Judge Donald Molloy ruled against FWS in US District Court in 2009, finding that in removing the Yellowstone grizzly from the ESA on April 30, 2007, FWS had failed to adequately address what impact the diminishment of that critical food source would have on the bears. In November 2011, the US Court of Appeals for the 9th Circuit upheld the ruling pertaining to the potential threat from declining whitebark pine, and vacated FWS’s delisting Rule.

“In the FOIA documents even Director Ashe questions his agency’s own integrity,” contends Bearshield.

In an email to Frazer on 3/19/12, Ashe writes: “I may be missing something, but this recommendation seems at odds with the ‘best available science’ standard of ESA.”

“Nowhere in these documents will you find mention of the tribes or FWS’s mandated obligation to consult with affected tribes, but, in my opinion, you can read between the lines on how they set their sights on the Blackfeet and the age-old practice of divide and conquer,” insists Bearshield.

“I believe our ancestors would roll over in their graves if they learned that even one Blackfeet leader would consider siding with the federal government and the states over delisting the grizzly bear in our country,” says Councilwoman Little Dog. “If they were to do this, and go against their own people, it would affect our elders terribly because of the sacredness of the grizzly.”

In their respective letters to Secretary Jewell, Chiefs Yellow Old Woman, Weasel Head and Grier cite the Rocky Mountain Tribal Leaders Council (RMTLC) resolution in opposition to delisting the grizzly bear.

“We unequivocally support the RMTLC resolution. This is a powerful document that honors our ancestors and defends our future generations by rejecting the delisting and trophy hunting of this sacred being,” asserts Chief Yellow Old Woman.

Chief Weasel Head credits Blackfeet Councilman, Bill Old Chief, with securing the resolution’s passage, and considers it an affront to the Blackfoot Confederacy and an infringement of sovereignty that FWS appears to be ignoring the resolution by attempting to influence the Blackfeet Tribal Business Council (BTBC) to separate from the Blackfoot Confederacy on delisting the grizzly.

“In order for us to challenge what the US government is trying to introduce with delisting we must stand together,” implores Chief Weasel Head. “We are the caretakers of this land and we must take up that responsibility. This is an infringement of our sovereignty, and an attack on the very identity of who we are as the original people of this country.”

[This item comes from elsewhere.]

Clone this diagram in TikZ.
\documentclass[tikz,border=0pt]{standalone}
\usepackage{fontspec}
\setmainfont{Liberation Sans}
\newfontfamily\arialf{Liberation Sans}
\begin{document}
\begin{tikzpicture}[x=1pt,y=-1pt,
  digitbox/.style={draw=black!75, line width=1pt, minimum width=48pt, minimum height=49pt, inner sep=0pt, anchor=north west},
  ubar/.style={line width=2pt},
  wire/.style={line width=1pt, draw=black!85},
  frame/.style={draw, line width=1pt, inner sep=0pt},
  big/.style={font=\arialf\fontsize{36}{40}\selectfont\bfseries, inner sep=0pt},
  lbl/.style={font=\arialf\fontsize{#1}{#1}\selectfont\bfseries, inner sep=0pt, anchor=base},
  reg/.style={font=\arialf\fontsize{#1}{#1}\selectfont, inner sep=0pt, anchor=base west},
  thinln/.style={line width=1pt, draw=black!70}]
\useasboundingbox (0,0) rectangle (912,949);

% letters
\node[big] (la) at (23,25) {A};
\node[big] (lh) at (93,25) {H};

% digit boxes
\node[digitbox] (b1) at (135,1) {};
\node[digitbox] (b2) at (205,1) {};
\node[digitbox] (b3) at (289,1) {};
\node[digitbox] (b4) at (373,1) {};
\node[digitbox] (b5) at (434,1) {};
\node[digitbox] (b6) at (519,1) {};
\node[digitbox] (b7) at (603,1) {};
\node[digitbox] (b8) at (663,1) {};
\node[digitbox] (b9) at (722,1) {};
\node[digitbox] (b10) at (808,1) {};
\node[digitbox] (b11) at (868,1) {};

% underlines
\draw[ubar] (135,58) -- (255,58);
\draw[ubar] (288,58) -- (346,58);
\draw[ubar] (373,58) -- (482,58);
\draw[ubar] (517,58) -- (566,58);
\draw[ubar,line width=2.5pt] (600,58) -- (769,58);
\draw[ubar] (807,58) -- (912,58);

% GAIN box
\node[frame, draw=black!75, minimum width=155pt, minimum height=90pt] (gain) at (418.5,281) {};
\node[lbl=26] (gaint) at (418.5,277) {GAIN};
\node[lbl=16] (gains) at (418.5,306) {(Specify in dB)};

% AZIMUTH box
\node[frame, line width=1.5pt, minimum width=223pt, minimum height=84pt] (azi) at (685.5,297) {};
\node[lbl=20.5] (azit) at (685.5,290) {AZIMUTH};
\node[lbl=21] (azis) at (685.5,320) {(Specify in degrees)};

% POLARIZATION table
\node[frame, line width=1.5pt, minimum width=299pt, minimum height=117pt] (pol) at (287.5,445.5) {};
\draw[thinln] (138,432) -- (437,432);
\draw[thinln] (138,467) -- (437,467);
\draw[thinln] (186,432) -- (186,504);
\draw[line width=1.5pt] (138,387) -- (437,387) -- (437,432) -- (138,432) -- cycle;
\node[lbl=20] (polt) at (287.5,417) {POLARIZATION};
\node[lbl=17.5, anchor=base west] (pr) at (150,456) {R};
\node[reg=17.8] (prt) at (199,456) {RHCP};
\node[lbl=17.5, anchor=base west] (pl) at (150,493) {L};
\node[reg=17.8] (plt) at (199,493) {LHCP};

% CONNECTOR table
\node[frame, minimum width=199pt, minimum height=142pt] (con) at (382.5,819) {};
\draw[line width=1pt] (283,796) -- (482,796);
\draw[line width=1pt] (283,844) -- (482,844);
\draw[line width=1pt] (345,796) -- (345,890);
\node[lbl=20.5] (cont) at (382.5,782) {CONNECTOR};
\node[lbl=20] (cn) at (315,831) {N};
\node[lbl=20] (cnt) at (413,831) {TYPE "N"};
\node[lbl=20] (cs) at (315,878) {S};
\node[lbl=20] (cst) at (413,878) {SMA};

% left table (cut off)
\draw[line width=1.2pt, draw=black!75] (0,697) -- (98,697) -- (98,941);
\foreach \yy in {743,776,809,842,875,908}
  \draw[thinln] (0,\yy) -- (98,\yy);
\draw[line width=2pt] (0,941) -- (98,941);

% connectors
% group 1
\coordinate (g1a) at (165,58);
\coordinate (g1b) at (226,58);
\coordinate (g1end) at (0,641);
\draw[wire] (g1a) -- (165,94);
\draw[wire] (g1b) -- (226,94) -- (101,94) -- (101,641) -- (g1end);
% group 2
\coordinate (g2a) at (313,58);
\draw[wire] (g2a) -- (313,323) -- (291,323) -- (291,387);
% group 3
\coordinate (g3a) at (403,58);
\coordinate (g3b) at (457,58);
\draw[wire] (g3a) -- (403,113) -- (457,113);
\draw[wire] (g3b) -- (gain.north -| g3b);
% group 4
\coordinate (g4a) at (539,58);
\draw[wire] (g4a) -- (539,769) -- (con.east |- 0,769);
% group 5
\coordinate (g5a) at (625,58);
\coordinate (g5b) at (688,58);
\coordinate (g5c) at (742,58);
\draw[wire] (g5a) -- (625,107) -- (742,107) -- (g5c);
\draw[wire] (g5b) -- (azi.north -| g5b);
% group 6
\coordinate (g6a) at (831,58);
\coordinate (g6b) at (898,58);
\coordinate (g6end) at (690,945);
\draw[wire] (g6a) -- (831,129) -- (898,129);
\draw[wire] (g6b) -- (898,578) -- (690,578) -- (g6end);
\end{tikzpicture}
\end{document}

“If they take the grizzly bear off the ESA that opens the protected lands the grizzly bear occupies, be that Indian reservations or public lands,” warns Blood Councilman, Mike Bruised Head. “Delisting the grizzly will take that protected area away and open it for big industry to dictate the usage of the land. Without the grizzly bear being protected, big industry will have free access to the last protected areas in both Canada and the US,” he predicts.

All of the Blackfoot Confederacy Chiefs detail how delisting the grizzly bear will “directly impact and undermine” the Blackfeet Nation’s efforts to protect the sacred Badger-Two Medicine area.

“The grizzly will no longer be able to protect our lands if it, itself, is no longer protected. Without the grizzly, what will become of our lands and water? Fracking will not feed our children. Gas cannot be our oxygen. Petroleum will not quench our thirst,” cautions Chief Yellow Old Woman.